Take the current book under review: Saul Austerlitz’s Another Fine Mess: A History of American Film Comedy (512 pages, Chicago Review Press, $24.95). One jumps to the back of the book to find Austerlitz’s list of the “Top 100 American Comedies.” While there are many classic, deserving films on the list, there are some real head scratchers as well–the Eddie Murphy Nutty Professor remake? The Woody Allen flop Deconstructing Harry? Todd Phillips’s Old School? How did these turkeys make the list of all-time great American comedies? So the reader approaches the book with serious misgivings about Austerlitz’s judgment and taste.
But the news is not all bad. There is a great deal of interesting and helpful material on the makers of American film comedy over the years. Each chapter (thirty in all) discusses a different comedy icon, arranged chronologically from Charlie Chaplin (whose work, Austerlitz says, “stands at the undoubted apex of American comedy”) to Judd Apatow. Most of the directors/performers Austerlitz spotlights aren’t too surprising (Preston Sturges, Jerry Lewis, Billy Wilder, Steve Martin), although there are a few unconventional choices, people who’ve worked in as much drama as comedy, such as Robert Altman and Dustin Hoffman.
It is also something of a surprise that of the thirty names, only three are women (Mae West, Marilyn Monroe and Doris Day); in the introduction, Austerlitz says, “The reasons for the relative absence of women, African Americans, and other minorities have more to do with the history of film, and American culture, than with my own aesthetic preferences.”
Austerlitz spends each chapter discussing the person’s background (most importantly, how they got started in comedy), but chiefly analyzes their film work.
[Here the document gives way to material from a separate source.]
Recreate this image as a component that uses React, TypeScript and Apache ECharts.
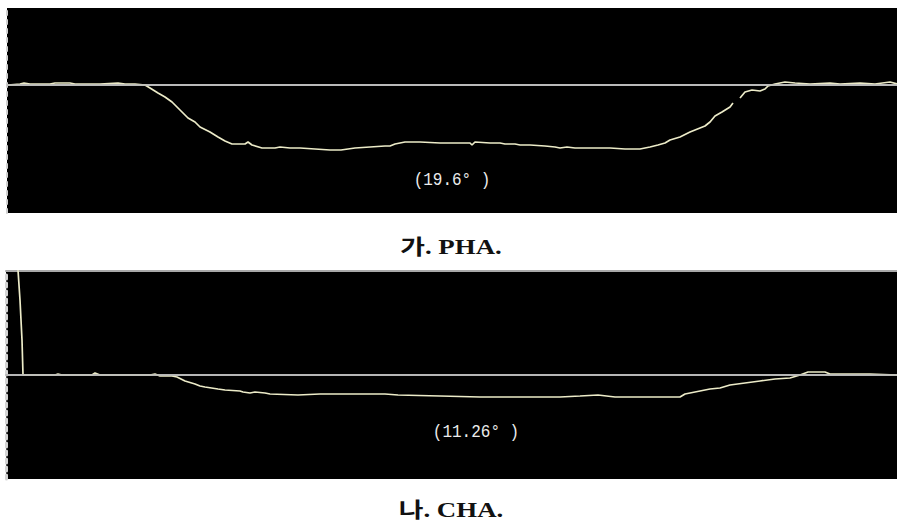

While the author writes glowingly of most of the figures, he doesn’t for everyone in the book. For instance, he spends a chapter discussing the work of Mel Brooks, though he admits he finds most of Brooks’ films to be overrated and outdated. In addition to the thirty main chapters, there are also fifty short entries for figures who did not quite make the final cut, which range from Wes Anderson to John Hughes to Renee Zellweger (!?!).
While Austerlitz’s research is admirable, and the book is an easy read, one questions his approach to discussing the history of film comedy. By focusing solely on the lives of these specific figures, Austerlitz seems to miss the bigger picture. Questions such as—how has film comedy changed over years? And are the basic principles that made people laugh in the 1920s, still present today?—are never brought into focus, because of Austerlitz’s micro-approach. The author never bothers to draw any larger conclusions (a chapter or afterword serving as an all-encompassing overview might have helped), based on the careers of those he discusses. While the book is a good read for those interested in a quick survey of some of the seminal people involved in American comedy, it is a disappointment for those looking for a broader perspective of how film comedy in America has developed and changed over the past hundred years.